Luckily the juicy love affair between sustainability and the Olympics has lasted for over two decades. They got involved long before sustainability was an ‘adult’ topic, and started their formal partnership as far back as 1994. The love affair didn’t only bring sustainability into the policy of the Games, but also allowed several noteworthy initiatives such as Eco-friendly Olympic villages (Sydney 2000), LEED silver certificates (Vancouver 2010) and zero-waste games (London 2012) to arise. And even for the upcoming host cities such as Tokyo, we see some amazing sustainability promises in terms of energy efficiency and sustainable energy.

Although I applaud Tokyo’s dream of realizing the eco-Olympics, I’d like to lure Tokyo and bidding cities such as Beijing, Almaty, Boston and Rome into the resources domain of sustainability a bit more… Although I understand the focus on energy efficiency with today’s general dominance of the carbon-based-sustainability thinking, it makes little sense when posed onto Olympic venues. The general argument for the often high investments that accompany sustainable energy or energy efficiency measures is that the measures will generate returns in the long-term. However with many stadiums and venues left vacant after the Olympics, one can question whether the high investments will indeed generate the necessary returns, and such if they make sufficient sense. If we shift the sustainability thinking into the resources domain, topics such as using waste (or renewables!) as resources, flexibility, modular design and long-term use become increasingly interesting topics.

The Olympic movement can draw inspiration from their very own sports industry where companies such as Puma and Nike are creating waves of sustainability; not only doing less bad but doing good. Puma’s environmental profit and loss accounts are an encouragement to anyone in the sustainability domain, bringing the true costs of business to the balance sheet. The 2010 World Cup had all Nike sponsored teams ‘sporting’ jerseys from recycled PET bottles, and is taking serious strides to integrate recycled rubber from old sneakers back into their shoes with their Regrind initiative.

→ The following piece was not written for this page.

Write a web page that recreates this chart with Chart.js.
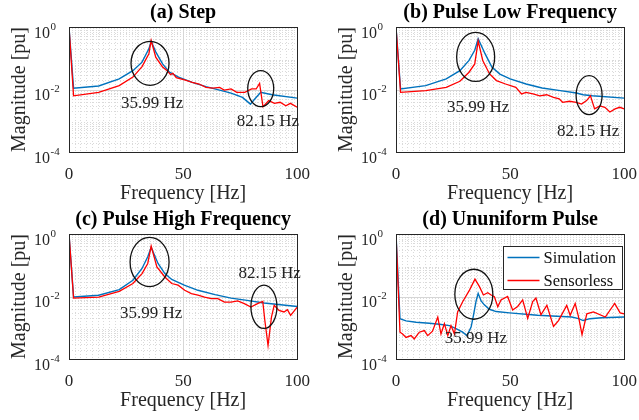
<!DOCTYPE html>
<html>
<head>
<script src="https://cdn.jsdelivr.net/npm/chart.js@4.4.0/dist/chart.umd.min.js"></script>
<style>
  html, body { margin: 0; padding: 0; background: #fff; overflow: hidden; width: 639px; height: 420px; }
  .panel { position: absolute; width: 322px; height: 207px; }
  #pa { left: 0; top: 0; }
  #pb { left: 327px; top: 0; }
  #pc { left: 0; top: 207px; }
  #pd { left: 327px; top: 207px; }
</style>
</head>
<body>
<div class="panel" id="pa"><canvas id="ca" width="322" height="207"></canvas></div>
<div class="panel" id="pb"><canvas id="cb" width="322" height="207"></canvas></div>
<div class="panel" id="pc"><canvas id="cc" width="322" height="207"></canvas></div>
<div class="panel" id="pd"><canvas id="cd" width="322" height="207"></canvas></div>
<script>
// ---- data (frequency in Hz, magnitude in pu) ----
const seriesNames = ["Simulation", "Sensorless"];

// (a) Step
const stepSimFreq = [0, 2, 13, 22, 28, 32, 35, 36, 38, 41, 44, 48, 54, 60, 66, 71, 76, 79.5, 81, 84, 89, 100];
const stepSimMag = [1, 0.011, 0.013, 0.022, 0.04, 0.075, 0.2, 0.35, 0.16, 0.066, 0.036, 0.025, 0.017, 0.0124, 0.0096, 0.0077, 0.0056, 0.0034, 0.0046, 0.0081, 0.0068, 0.0053];
const stepSenFreq = [0, 2, 13, 22, 28, 32, 35, 36, 38, 41, 43, 44.5, 45.5, 47, 51, 54, 57, 60, 63, 66, 68, 71, 73.5, 77, 80, 82, 83.5, 85, 87.5, 90, 92.5, 95, 97, 100];
const stepSenMag = [1, 0.0063, 0.0081, 0.0133, 0.025, 0.054, 0.14, 0.37, 0.108, 0.052, 0.04, 0.03, 0.033, 0.024, 0.02, 0.017, 0.015, 0.0117, 0.011, 0.0117, 0.0096, 0.0104, 0.0081, 0.0081, 0.0104, 0.0104, 0.0158, 0.0028, 0.0044, 0.0036, 0.0039, 0.003, 0.0036, 0.0027];

// (b) Pulse Low Frequency
const lowSimFreq = [0, 2, 13, 22, 28, 32, 34.5, 36, 39, 42, 45.5, 50, 57, 64, 72, 79, 82, 86, 100];
const lowSimMag = [1, 0.0104, 0.0133, 0.022, 0.04, 0.085, 0.18, 0.42, 0.14, 0.052, 0.031, 0.022, 0.015, 0.0112, 0.0092, 0.0077, 0.0068, 0.0063, 0.0053];
const lowSenFreq = [0, 2, 13, 22, 28, 32, 34.5, 36, 38, 41, 44, 48, 52.5, 55, 57, 60, 63, 66, 69, 71.5, 73, 76, 79, 81.3, 83.5, 85.2, 87, 89.3, 91.5, 93.7, 96, 98, 100];
const lowSenMag = [1, 0.0081, 0.0092, 0.0117, 0.0183, 0.0357, 0.066, 0.355, 0.085, 0.0315, 0.0193, 0.015, 0.0117, 0.0072, 0.0081, 0.0072, 0.0063, 0.0068, 0.0056, 0.005, 0.0039, 0.0042, 0.0039, 0.0034, 0.0044, 0.0063, 0.0024, 0.003, 0.0027, 0.0019, 0.0024, 0.0027, 0.0024];

// (c) Pulse High Frequency
const highSimFreq = [0, 2, 13, 22, 28, 32, 34.5, 36, 39, 42, 45, 50.5, 56.5, 64, 71, 78, 85.5, 100];
const highSimMag = [1, 0.0096, 0.011, 0.0166, 0.033, 0.079, 0.187, 0.372, 0.114, 0.054, 0.035, 0.023, 0.0158, 0.0115, 0.0089, 0.0075, 0.0062, 0.0048];
const highSenFreq = [0, 2, 13, 22, 28, 32, 34.5, 36, 38.5, 42, 45, 47.8, 50.7, 53.6, 56.5, 59.4, 62.3, 65.2, 68.1, 71, 73.9, 76.8, 79.7, 82.6, 84.9, 85.8, 87.2, 88.7, 89.9, 92, 94.2, 95.7, 97.1, 100];
const highSenMag = [1, 0.0089, 0.0096, 0.0147, 0.026, 0.054, 0.114, 0.41, 0.089, 0.042, 0.026, 0.023, 0.0158, 0.0123, 0.011, 0.0096, 0.0085, 0.0085, 0.0066, 0.0066, 0.0072, 0.0059, 0.0046, 0.0059, 0.007, 0.0017, 0.00027, 0.0022, 0.0052, 0.0036, 0.0032, 0.0038, 0.0025, 0.0046];

// (d) Ununiform Pulse
const unuSimFreq = [0, 1.75, 4.4, 8.8, 14.6, 19, 23.4, 26.3, 29.2, 31.1, 32.9, 33.9, 35.1, 36, 37.3, 38.7, 40.9, 43.9, 49.7, 62, 77, 80, 82, 85, 90, 100];
const unuSimMag = [1, 0.00195, 0.00166, 0.0015, 0.0014, 0.0013, 0.00117, 0.00093, 0.00072, 0.00056, 0.00105, 0.0024, 0.0072, 0.0126, 0.0072, 0.0054, 0.0039, 0.0033, 0.003, 0.0025, 0.0022, 0.00195, 0.0017, 0.00195, 0.0021, 0.0022];
const unuSenFreq = [0, 1.75, 2.9, 4.4, 6.6, 8, 10.2, 12.4, 13.9, 16, 18.3, 19.7, 21.2, 22.7, 24.1, 25.6, 27, 29.2, 32.2, 34.6, 36.5, 38.3, 40.2, 41.7, 43.1, 44.6, 46, 48.9, 51.1, 53.3, 55.5, 57.7, 59.9, 61.3, 63.5, 66.1, 69, 71.2, 74.8, 76.3, 78.5, 80, 81.5, 83.6, 86.5, 91.7, 95.8, 98.2, 100];
const unuSenMag = [1, 0.00072, 0.00063, 0.00049, 0.00056, 0.00044, 0.00072, 0.00081, 0.00056, 0.00078, 0.0022, 0.00063, 0.00135, 0.00056, 0.00117, 0.00063, 0.0032, 0.0068, 0.016, 0.036, 0.021, 0.0112, 0.0132, 0.0112, 0.0098, 0.0047, 0.0078, 0.01, 0.0037, 0.0048, 0.0078, 0.002, 0.0069, 0.0089, 0.0026, 0.0052, 0.0011, 0.0017, 0.0052, 0.0025, 0.006, 0.0022, 0.0006, 0.0028, 0.0032, 0.0022, 0.006, 0.003, 0.0028];

// axis ticks
const xTickValues = [0, 50, 100];
const yTickValues = [1e-4, 1e-2, 1];
const yTickExponents = ["-4", "-2", "0"];

const simColor = "#0072BD";
const senColor = "#FF0000";
const serif = "'Liberation Serif', 'Times New Roman', serif";
const axisInk = "#262626";

function pts(fs, ms) {
  return fs.map((f, i) => ({ x: f, y: ms[i] }));
}

// grid values: minor every 2.5 Hz, log minors 2..9 per decade
const xMinor = [];
for (let f = 2.5; f < 100; f += 2.5) if (f !== 50) xMinor.push(f);
const yMinor = [];
for (let e = -4; e < 0; e++) for (let k = 2; k <= 9; k++) yMinor.push(k * Math.pow(10, e));

const decor = {
  id: "decor",
  beforeDatasetsDraw(chart) {
    const { ctx, chartArea: a, scales: { x, y } } = chart;
    ctx.save();
    ctx.lineWidth = 1;
    ctx.strokeStyle = "#dadada";
    ctx.setLineDash([1, 2]);
    xMinor.forEach(f => {
      const px = Math.round(x.getPixelForValue(f)) + 0.5;
      ctx.beginPath(); ctx.moveTo(px, a.top); ctx.lineTo(px, a.bottom); ctx.stroke();
    });
    yMinor.forEach(v => {
      const py = Math.round(y.getPixelForValue(v)) + 0.5;
      ctx.beginPath(); ctx.moveTo(a.left, py); ctx.lineTo(a.right, py); ctx.stroke();
    });
    ctx.setLineDash([]);
    ctx.strokeStyle = "#d6d6d6";
    xTickValues.forEach(f => {
      const px = Math.round(x.getPixelForValue(f)) + 0.5;
      ctx.beginPath(); ctx.moveTo(px, a.top); ctx.lineTo(px, a.bottom); ctx.stroke();
    });
    yTickValues.forEach(v => {
      const py = Math.round(y.getPixelForValue(v)) + 0.5;
      ctx.beginPath(); ctx.moveTo(a.left, py); ctx.lineTo(a.right, py); ctx.stroke();
    });
    ctx.restore();
  },
  afterDraw(chart, args, opts) {
    const { ctx, chartArea: a, scales: { x, y } } = chart;
    ctx.save();
    // box
    ctx.strokeStyle = axisInk;
    ctx.lineWidth = 1;
    ctx.strokeRect(Math.round(a.left) + 0.5, Math.round(a.top) + 0.5, Math.round(a.right - a.left), Math.round(a.bottom - a.top));
    // title, centred over the plot
    ctx.fillStyle = "#000";
    ctx.font = "bold 20px " + serif;
    ctx.textAlign = "center";
    ctx.textBaseline = "middle";
    ctx.fillText(opts.title, (a.left + a.right) / 2, a.top - 14);
    // y tick labels 10^n
    ctx.fillStyle = axisInk;
    yTickValues.forEach((v, i) => {
      const py = y.getPixelForValue(v);
      ctx.font = "16px " + serif;
      ctx.textAlign = "right";
      ctx.textBaseline = "alphabetic";
      ctx.fillText("10", a.left - 19, py + 10.5);
      ctx.font = "11px " + serif;
      ctx.textAlign = "left";
      ctx.fillText(yTickExponents[i], a.left - 18.5, py + 2.5);
    });
    // ellipses
    ctx.strokeStyle = "#111";
    ctx.lineWidth = 1.3;
    (opts.ellipses || []).forEach(e => {
      ctx.beginPath();
      ctx.ellipse(x.getPixelForValue(e.f), y.getPixelForValue(e.m), e.rx, e.ry, 0, 0, Math.PI * 2);
      ctx.stroke();
    });
    // frequency labels
    ctx.fillStyle = "#222";
    ctx.font = "17px " + serif;
    ctx.textAlign = "center";
    ctx.textBaseline = "middle";
    (opts.labels || []).forEach(l => {
      ctx.fillText(l.text, x.getPixelForValue(l.f), y.getPixelForValue(l.m));
    });
    // legend
    if (opts.legend) {
      const bw = 119, bh = 43;
      const bx = Math.round(a.right) - bw - 2 + 0.5, by = Math.round(a.top) + 12 + 0.5;
      ctx.fillStyle = "#fff";
      ctx.fillRect(bx, by, bw, bh);
      ctx.strokeStyle = axisInk;
      ctx.lineWidth = 1;
      ctx.strokeRect(bx, by, bw, bh);
      chart.data.datasets.forEach((ds, i) => {
        const ly = by + 11 + i * 23;
        ctx.strokeStyle = ds.borderColor;
        ctx.lineWidth = 1.3;
        ctx.beginPath(); ctx.moveTo(bx + 4, ly); ctx.lineTo(bx + 36, ly); ctx.stroke();
        ctx.fillStyle = "#111";
        ctx.font = "16.5px " + serif;
        ctx.textAlign = "left";
        ctx.textBaseline = "middle";
        ctx.fillText(ds.label, bx + 40, ly + 1);
      });
    }
    ctx.restore();
  }
};

function makeChart(id, title, sim, sen, notes) {
  notes.title = title;
  return new Chart(document.getElementById(id), {
    type: "line",
    data: {
      datasets: [
        { label: seriesNames[0], data: sim, borderColor: simColor, borderWidth: 1.4, pointRadius: 0, tension: 0, order: 1 },
        { label: seriesNames[1], data: sen, borderColor: senColor, borderWidth: 1.3, pointRadius: 0, tension: 0, order: 0 }
      ]
    },
    options: {
      responsive: false,
      animation: false,
      layout: { padding: { left: 0, right: 0, top: 27, bottom: 0 } },
      plugins: {
        legend: { display: false },
        tooltip: { enabled: false },
        title: { display: false },
        decor: notes
      },
      scales: {
        x: {
          type: "linear",
          min: 0,
          max: 100,
          grid: { display: false, drawTicks: false },
          border: { display: false },
          ticks: { stepSize: 50, color: axisInk, font: { family: serif, size: 17 }, padding: 12, maxRotation: 0 },
          title: { display: true, text: "Frequency [Hz]", color: axisInk, font: { family: serif, size: 20 }, padding: { top: 0, bottom: 1 } },
          afterFit(s) { s.height = 55; }
        },
        y: {
          type: "logarithmic",
          min: 1e-4,
          max: 1,
          grid: { display: false, drawTicks: false },
          border: { display: false },
          ticks: { display: false },
          title: { display: true, text: "Magnitude [pu]", color: axisInk, font: { family: serif, size: 20 }, padding: { top: 8, bottom: 0 } },
          afterFit(s) { s.width = 69; }
        }
      }
    },
    plugins: [decor]
  });
}

makeChart("ca", "(a) Step", pts(stepSimFreq, stepSimMag), pts(stepSenFreq, stepSenMag), {
  ellipses: [{ f: 35.5, m: 0.069, rx: 19, ry: 22 }, { f: 84, m: 0.0107, rx: 13, ry: 18 }],
  labels: [{ f: 36.4, m: 0.0035, text: "35.99 Hz" }, { f: 87.1, m: 0.00093, text: "82.15 Hz" }]
});
makeChart("cb", "(b) Pulse Low Frequency", pts(lowSimFreq, lowSimMag), pts(lowSenFreq, lowSenMag), {
  ellipses: [{ f: 34.9, m: 0.11, rx: 19, ry: 24.5 }, { f: 84.6, m: 0.0066, rx: 13, ry: 19.5 }],
  labels: [{ f: 36, m: 0.0027, text: "35.99 Hz" }, { f: 84.2, m: 0.00046, text: "82.15 Hz" }]
});
makeChart("cc", "(c) Pulse High Frequency", pts(highSimFreq, highSimMag), pts(highSenFreq, highSenMag), {
  ellipses: [{ f: 35.3, m: 0.127, rx: 19.5, ry: 24.7 }, { f: 85.4, m: 0.0047, rx: 13, ry: 21.7 }],
  labels: [{ f: 36, m: 0.0029, text: "35.99 Hz" }, { f: 87.9, m: 0.055, text: "82.15 Hz" }]
});
makeChart("cd", "(d) Ununiform Pulse", pts(unuSimFreq, unuSimMag), pts(unuSenFreq, unuSenMag), {
  ellipses: [{ f: 34.1, m: 0.0118, rx: 19, ry: 25 }],
  labels: [{ f: 35, m: 0.00046, text: "35.99 Hz" }],
  legend: true
});
</script>
</body>
</html>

And although many might argue that these sports gear companies still have a lot to make up for after the serious sweatshop allegations that arose less than a decade ago, I would pose that they are an inspiration precisely for that reason. The resilience these companies have shown to come back from severe (and deserved) judgment and literally become game-changers within their industry (with their ‘competitors’ focusing mainly on energy efficiency) is something that the Olympics could learn from after all the criticism of the costs spiraling out of control (as well as unkept sustainability promises).

As in sports, real game changers don’t ‘walk the line’ but take radical plunges into the unknown, all in their pursuit of being world-class. Take for example Dick Fosbury who revolutionized high jumping with the ‘Fosbury flop’ and went on to win the event at the 1968 Mexico City Olympics, or Kosuke Kitajima who boldly introduced the dolphin kick coming off of each wall in the 100m breaststroke race at the 2004 Athens Olympics. Both athletes will be remembered (perhaps bitterly by their competitors) as true game changers, but they did bring innovation to their field of sports.

Although I’m happy with the unanimous passing of Bach’s recommendations, I also acknowledge that future host- and bidding cities might not know where to start. It’s easy to walk the line and incrementally overtake past sustainability performances. However that attitude isn’t going to get us the world-class game changers that will inspire 105 million individual. So this is my appeal for the Dick Fosbury’s and Kosuke Kitajima’s of the bidding cities to stand up; my appeal to everyone reading this to work together to use the buzz and excitement of the Olympics to create a positive sustainability movement and create something tremendous. Let’s not just create legacy, let’s sustain it.